**DIRECTIONS:**
Set down all of the data that follows word for word, without the images.

**DATA EXTRACT:**
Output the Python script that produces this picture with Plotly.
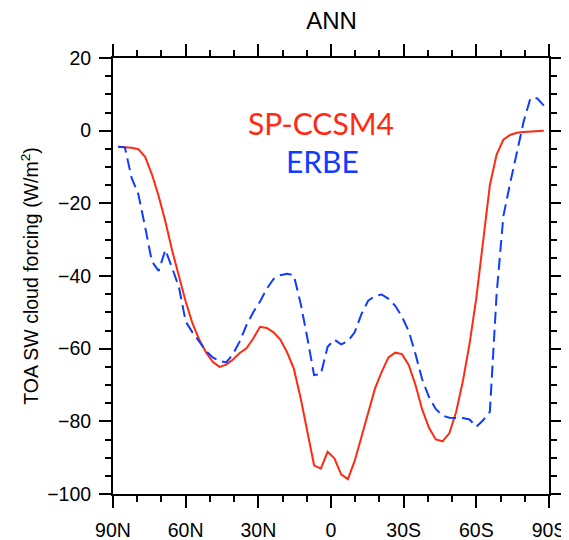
import plotly.graph_objects as go

# T42 Gaussian latitudes (N positive)
lat = [87.86, 85.10, 82.31, 79.53, 76.74, 73.95, 71.16, 68.37, 65.58, 62.79,
       60.00, 57.21, 54.42, 51.63, 48.84, 46.04, 43.25, 40.46, 37.67, 34.88,
       32.09, 29.30, 26.51, 23.72, 20.93, 18.14, 15.35, 12.56, 9.77, 6.98,
       4.19, 1.40, -1.40, -4.19, -6.98, -9.77, -12.56, -15.35, -18.14, -20.93,
       -23.72, -26.51, -29.30, -32.09, -34.88, -37.67, -40.46, -43.25, -46.04, -48.84,
       -51.63, -54.42, -57.21, -60.00, -62.79, -65.58, -68.37, -71.16, -73.95, -76.74,
       -79.53, -82.31, -85.10, -87.86]

sp_ccsm4 = [-4.4, -4.5, -4.7, -5.1, -7.2, -12.0, -18.0, -25.0, -33.0, -40.0,
            -47.0, -53.0, -57.5, -61.0, -63.6, -65.0, -64.4, -63.0, -61.2, -59.9,
            -57.2, -54.0, -54.3, -55.5, -57.5, -61.0, -65.5, -73.5, -83.0, -92.1,
            -93.0, -88.4, -90.2, -94.6, -95.9, -90.9, -84.3, -77.5, -71.0, -66.4,
            -62.4, -61.1, -61.5, -64.5, -70.0, -76.8, -81.8, -85.0, -85.5, -83.3,
            -77.5, -69.0, -58.6, -46.0, -30.0, -15.0, -6.6, -2.5, -1.2, -0.6,
            -0.4, -0.2, -0.1, 0.0]

erbe = [-4.4, -4.6, -13.0, -17.5, -26.5, -36.0, -38.6, -32.8, -37.8, -43.0,
        -52.5, -55.5, -58.0, -60.6, -62.4, -63.4, -63.8, -61.5, -58.0, -53.5,
        -50.0, -47.0, -43.5, -40.8, -39.8, -39.4, -39.8, -47.5, -57.0, -67.3,
        -67.0, -59.5, -57.5, -58.8, -57.9, -55.5, -50.5, -46.8, -45.5, -45.1,
        -46.3, -48.2, -51.2, -55.2, -61.5, -68.5, -73.3, -76.6, -78.4, -79.0,
        -79.1, -79.1, -79.5, -81.5, -79.7, -77.4, -45.0, -23.5, -14.5, -5.5,
        2.5, 8.9, 8.9, 6.9]

x_tickvals = [90, 60, 30, 0, -30, -60, -90]
x_ticktext = ["90N", "60N", "30N", "0", "30S", "60S", "90S"]
y_tickvals = [20, 0, -20, -40, -60, -80, -100]

RED = "#ff2a12"
BLUE = "#0f3cff"
FONT = "Liberation Sans, Arial, sans-serif"

# the page body adds an 8px margin; figure is sized to fit the window
W, H = 561, 532

fig = go.Figure()
fig.add_trace(go.Scatter(x=lat, y=sp_ccsm4, mode="lines", name="SP-CCSM4",
                         line=dict(color=RED, width=2)))
fig.add_trace(go.Scatter(x=lat, y=erbe, mode="lines", name="ERBE",
                         line=dict(color=BLUE, width=2, dash="12px,6px")))

axis_common = dict(
    showline=True, linecolor="black", linewidth=2, mirror="allticks",
    ticks="outside", ticklen=12, tickwidth=2, tickcolor="black",
    showgrid=False, zeroline=False, automargin=False,
    tickfont=dict(family=FONT, size=19.5, color="black"),
)

fig.update_xaxes(range=[90, -90], tickvals=x_tickvals, ticktext=x_ticktext,
                 minor=dict(dtick=10, tick0=0, ticks="outside", ticklen=6,
                            tickwidth=1.5, tickcolor="black", showgrid=False),
                 ticklabelstandoff=6,
                 **axis_common)
fig.update_yaxes(range=[-100, 20], tickvals=y_tickvals,
                 minor=dict(dtick=5, tick0=0, ticks="outside", ticklen=6,
                            tickwidth=1.5, tickcolor="black", showgrid=False),
                 title=dict(text="TOA SW cloud forcing (W/m<sup>2</sup>)",
                            font=dict(family=FONT, size=19.5, color="black"),
                            standoff=3),
                 ticklabelstandoff=4,
                 **axis_common)

fig.add_annotation(text="SP-CCSM4", xref="paper", yref="paper", x=0.478, y=0.851,
                   showarrow=False, xanchor="center", yanchor="middle",
                   font=dict(family="Lato, sans-serif", size=30, color=RED))
fig.add_annotation(text="ERBE", xref="paper", yref="paper", x=0.481, y=0.763,
                   showarrow=False, xanchor="center", yanchor="middle",
                   font=dict(family="Lato, sans-serif", size=30, color=BLUE))

fig.update_layout(
    width=W, height=H,
    margin=dict(l=105, r=20, t=50, b=46, autoexpand=False),
    paper_bgcolor="white", plot_bgcolor="white",
    showlegend=False,
    title=dict(text="ANN", x=(331.5 - 8) / W, xanchor="center", y=1 - (20.5 - 8) / H, yanchor="middle",
               font=dict(family=FONT, size=24, color="black")),
)

fig.write_html("out.html")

**ANSWER:**
Output the Python script that produces this picture with Plotly.
import plotly.graph_objects as go

# T42 Gaussian latitudes (N positive)
lat = [87.86, 85.10, 82.31, 79.53, 76.74, 73.95, 71.16, 68.37, 65.58, 62.79,
       60.00, 57.21, 54.42, 51.63, 48.84, 46.04, 43.25, 40.46, 37.67, 34.88,
       32.09, 29.30, 26.51, 23.72, 20.93, 18.14, 15.35, 12.56, 9.77, 6.98,
       4.19, 1.40, -1.40, -4.19, -6.98, -9.77, -12.56, -15.35, -18.14, -20.93,
       -23.72, -26.51, -29.30, -32.09, -34.88, -37.67, -40.46, -43.25, -46.04, -48.84,
       -51.63, -54.42, -57.21, -60.00, -62.79, -65.58, -68.37, -71.16, -73.95, -76.74,
       -79.53, -82.31, -85.10, -87.86]

sp_ccsm4 = [-4.4, -4.5, -4.7, -5.1, -7.2, -12.0, -18.0, -25.0, -33.0, -40.0,
            -47.0, -53.0, -57.5, -61.0, -63.6, -65.0, -64.4, -63.0, -61.2, -59.9,
            -57.2, -54.0, -54.3, -55.5, -57.5, -61.0, -65.5, -73.5, -83.0, -92.1,
            -93.0, -88.4, -90.2, -94.6, -95.9, -90.9, -84.3, -77.5, -71.0, -66.4,
            -62.4, -61.1, -61.5, -64.5, -70.0, -76.8, -81.8, -85.0, -85.5, -83.3,
            -77.5, -69.0, -58.6, -46.0, -30.0, -15.0, -6.6, -2.5, -1.2, -0.6,
            -0.4, -0.2, -0.1, 0.0]

erbe = [-4.4, -4.6, -13.0, -17.5, -26.5, -36.0, -38.6, -32.8, -37.8, -43.0,
        -52.5, -55.5, -58.0, -60.6, -62.4, -63.4, -63.8, -61.5, -58.0, -53.5,
        -50.0, -47.0, -43.5, -40.8, -39.8, -39.4, -39.8, -47.5, -57.0, -67.3,
        -67.0, -59.5, -57.5, -58.8, -57.9, -55.5, -50.5, -46.8, -45.5, -45.1,
        -46.3, -48.2, -51.2, -55.2, -61.5, -68.5, -73.3, -76.6, -78.4, -79.0,
        -79.1, -79.1, -79.5, -81.5, -79.7, -77.4, -45.0, -23.5, -14.5, -5.5,
        2.5, 8.9, 8.9, 6.9]

x_tickvals = [90, 60, 30, 0, -30, -60, -90]
x_ticktext = ["90N", "60N", "30N", "0", "30S", "60S", "90S"]
y_tickvals = [20, 0, -20, -40, -60, -80, -100]

RED = "#ff2a12"
BLUE = "#0f3cff"
FONT = "Liberation Sans, Arial, sans-serif"

# the page body adds an 8px margin; figure is sized to fit the window
W, H = 561, 532

fig = go.Figure()
fig.add_trace(go.Scatter(x=lat, y=sp_ccsm4, mode="lines", name="SP-CCSM4",
                         line=dict(color=RED, width=2)))
fig.add_trace(go.Scatter(x=lat, y=erbe, mode="lines", name="ERBE",
                         line=dict(color=BLUE, width=2, dash="12px,6px")))

axis_common = dict(
    showline=True, linecolor="black", linewidth=2, mirror="allticks",
    ticks="outside", ticklen=12, tickwidth=2, tickcolor="black",
    showgrid=False, zeroline=False, automargin=False,
    tickfont=dict(family=FONT, size=19.5, color="black"),
)

fig.update_xaxes(range=[90, -90], tickvals=x_tickvals, ticktext=x_ticktext,
                 minor=dict(dtick=10, tick0=0, ticks="outside", ticklen=6,
                            tickwidth=1.5, tickcolor="black", showgrid=False),
                 ticklabelstandoff=6,
                 **axis_common)
fig.update_yaxes(range=[-100, 20], tickvals=y_tickvals,
                 minor=dict(dtick=5, tick0=0, ticks="outside", ticklen=6,
                            tickwidth=1.5, tickcolor="black", showgrid=False),
                 title=dict(text="TOA SW cloud forcing (W/m<sup>2</sup>)",
                            font=dict(family=FONT, size=19.5, color="black"),
                            standoff=3),
                 ticklabelstandoff=4,
                 **axis_common)

fig.add_annotation(text="SP-CCSM4", xref="paper", yref="paper", x=0.478, y=0.851,
                   showarrow=False, xanchor="center", yanchor="middle",
                   font=dict(family="Lato, sans-serif", size=30, color=RED))
fig.add_annotation(text="ERBE", xref="paper", yref="paper", x=0.481, y=0.763,
                   showarrow=False, xanchor="center", yanchor="middle",
                   font=dict(family="Lato, sans-serif", size=30, color=BLUE))

fig.update_layout(
    width=W, height=H,
    margin=dict(l=105, r=20, t=50, b=46, autoexpand=False),
    paper_bgcolor="white", plot_bgcolor="white",
    showlegend=False,
    title=dict(text="ANN", x=(331.5 - 8) / W, xanchor="center", y=1 - (20.5 - 8) / H, yanchor="middle",
               font=dict(family=FONT, size=24, color="black")),
)

fig.write_html("out.html")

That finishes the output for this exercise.